**Information provided**
• • • • • • •

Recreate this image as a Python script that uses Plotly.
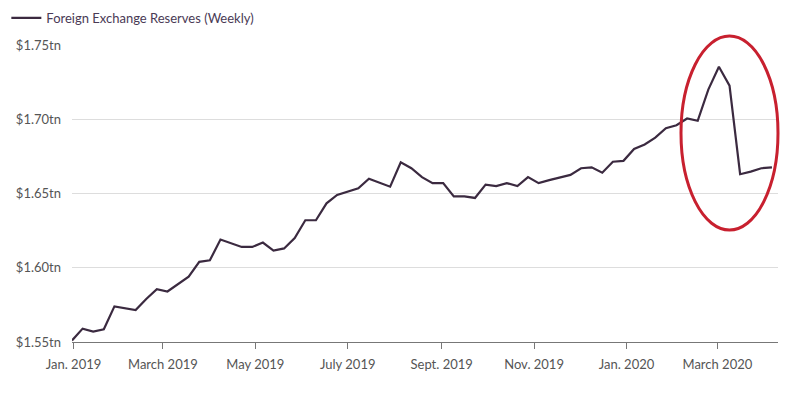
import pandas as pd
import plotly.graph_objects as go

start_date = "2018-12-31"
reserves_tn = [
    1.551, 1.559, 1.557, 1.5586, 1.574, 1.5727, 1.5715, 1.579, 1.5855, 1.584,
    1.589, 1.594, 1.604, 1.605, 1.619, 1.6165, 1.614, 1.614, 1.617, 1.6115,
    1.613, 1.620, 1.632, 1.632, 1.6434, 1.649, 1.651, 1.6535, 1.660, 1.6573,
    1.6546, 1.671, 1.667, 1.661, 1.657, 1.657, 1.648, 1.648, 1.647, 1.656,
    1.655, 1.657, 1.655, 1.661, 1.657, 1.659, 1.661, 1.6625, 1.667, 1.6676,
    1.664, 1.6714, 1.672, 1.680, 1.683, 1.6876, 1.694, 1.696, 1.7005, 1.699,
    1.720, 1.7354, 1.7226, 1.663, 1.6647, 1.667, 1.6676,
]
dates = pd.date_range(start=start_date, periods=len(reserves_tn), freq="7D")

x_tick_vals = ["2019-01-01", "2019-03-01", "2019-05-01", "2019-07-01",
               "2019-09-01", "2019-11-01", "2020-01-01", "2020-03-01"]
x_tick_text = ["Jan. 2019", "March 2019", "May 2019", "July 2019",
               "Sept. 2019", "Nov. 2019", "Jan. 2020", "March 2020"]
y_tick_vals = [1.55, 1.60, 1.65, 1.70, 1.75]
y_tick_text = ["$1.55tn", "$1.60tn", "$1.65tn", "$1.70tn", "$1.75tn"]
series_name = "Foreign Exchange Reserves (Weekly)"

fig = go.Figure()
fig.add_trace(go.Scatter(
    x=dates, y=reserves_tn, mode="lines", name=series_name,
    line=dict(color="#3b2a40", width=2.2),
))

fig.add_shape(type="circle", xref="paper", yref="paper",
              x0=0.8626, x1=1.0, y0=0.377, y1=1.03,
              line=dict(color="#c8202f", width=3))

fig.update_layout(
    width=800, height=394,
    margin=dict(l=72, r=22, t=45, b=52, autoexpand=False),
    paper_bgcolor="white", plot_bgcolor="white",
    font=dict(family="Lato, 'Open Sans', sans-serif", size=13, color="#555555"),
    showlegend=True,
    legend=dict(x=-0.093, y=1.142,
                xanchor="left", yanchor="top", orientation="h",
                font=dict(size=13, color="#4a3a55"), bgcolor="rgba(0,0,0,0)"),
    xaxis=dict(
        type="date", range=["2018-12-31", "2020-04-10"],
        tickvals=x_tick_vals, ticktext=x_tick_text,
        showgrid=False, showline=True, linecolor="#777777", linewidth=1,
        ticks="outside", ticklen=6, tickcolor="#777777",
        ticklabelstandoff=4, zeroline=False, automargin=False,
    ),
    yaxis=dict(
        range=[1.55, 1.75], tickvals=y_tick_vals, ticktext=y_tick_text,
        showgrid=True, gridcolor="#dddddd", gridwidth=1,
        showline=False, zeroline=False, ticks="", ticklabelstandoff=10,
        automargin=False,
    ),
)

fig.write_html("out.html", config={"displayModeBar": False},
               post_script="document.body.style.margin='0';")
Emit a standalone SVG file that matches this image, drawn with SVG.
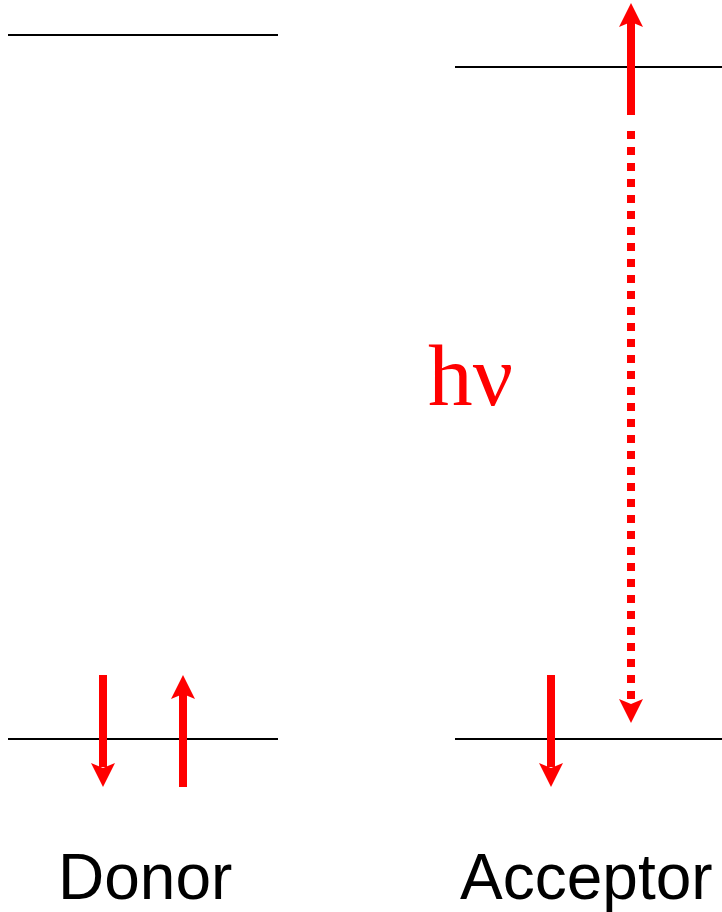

• • • • • • •

**Written request**
Transcribe the listing in full and omit the pictures.

**Exercise output**
Recreate this image as a Python script that uses Plotly.
import pandas as pd
import plotly.graph_objects as go

start_date = "2018-12-31"
reserves_tn = [
    1.551, 1.559, 1.557, 1.5586, 1.574, 1.5727, 1.5715, 1.579, 1.5855, 1.584,
    1.589, 1.594, 1.604, 1.605, 1.619, 1.6165, 1.614, 1.614, 1.617, 1.6115,
    1.613, 1.620, 1.632, 1.632, 1.6434, 1.649, 1.651, 1.6535, 1.660, 1.6573,
    1.6546, 1.671, 1.667, 1.661, 1.657, 1.657, 1.648, 1.648, 1.647, 1.656,
    1.655, 1.657, 1.655, 1.661, 1.657, 1.659, 1.661, 1.6625, 1.667, 1.6676,
    1.664, 1.6714, 1.672, 1.680, 1.683, 1.6876, 1.694, 1.696, 1.7005, 1.699,
    1.720, 1.7354, 1.7226, 1.663, 1.6647, 1.667, 1.6676,
]
dates = pd.date_range(start=start_date, periods=len(reserves_tn), freq="7D")

x_tick_vals = ["2019-01-01", "2019-03-01", "2019-05-01", "2019-07-01",
               "2019-09-01", "2019-11-01", "2020-01-01", "2020-03-01"]
x_tick_text = ["Jan. 2019", "March 2019", "May 2019", "July 2019",
               "Sept. 2019", "Nov. 2019", "Jan. 2020", "March 2020"]
y_tick_vals = [1.55, 1.60, 1.65, 1.70, 1.75]
y_tick_text = ["$1.55tn", "$1.60tn", "$1.65tn", "$1.70tn", "$1.75tn"]
series_name = "Foreign Exchange Reserves (Weekly)"

fig = go.Figure()
fig.add_trace(go.Scatter(
    x=dates, y=reserves_tn, mode="lines", name=series_name,
    line=dict(color="#3b2a40", width=2.2),
))

fig.add_shape(type="circle", xref="paper", yref="paper",
              x0=0.8626, x1=1.0, y0=0.377, y1=1.03,
              line=dict(color="#c8202f", width=3))

fig.update_layout(
    width=800, height=394,
    margin=dict(l=72, r=22, t=45, b=52, autoexpand=False),
    paper_bgcolor="white", plot_bgcolor="white",
    font=dict(family="Lato, 'Open Sans', sans-serif", size=13, color="#555555"),
    showlegend=True,
    legend=dict(x=-0.093, y=1.142,
                xanchor="left", yanchor="top", orientation="h",
                font=dict(size=13, color="#4a3a55"), bgcolor="rgba(0,0,0,0)"),
    xaxis=dict(
        type="date", range=["2018-12-31", "2020-04-10"],
        tickvals=x_tick_vals, ticktext=x_tick_text,
        showgrid=False, showline=True, linecolor="#777777", linewidth=1,
        ticks="outside", ticklen=6, tickcolor="#777777",
        ticklabelstandoff=4, zeroline=False, automargin=False,
    ),
    yaxis=dict(
        range=[1.55, 1.75], tickvals=y_tick_vals, ticktext=y_tick_text,
        showgrid=True, gridcolor="#dddddd", gridwidth=1,
        showline=False, zeroline=False, ticks="", ticklabelstandoff=10,
        automargin=False,
    ),
)

fig.write_html("out.html", config={"displayModeBar": False},
               post_script="document.body.style.margin='0';")
Emit a standalone SVG file that matches this image, drawn with SVG.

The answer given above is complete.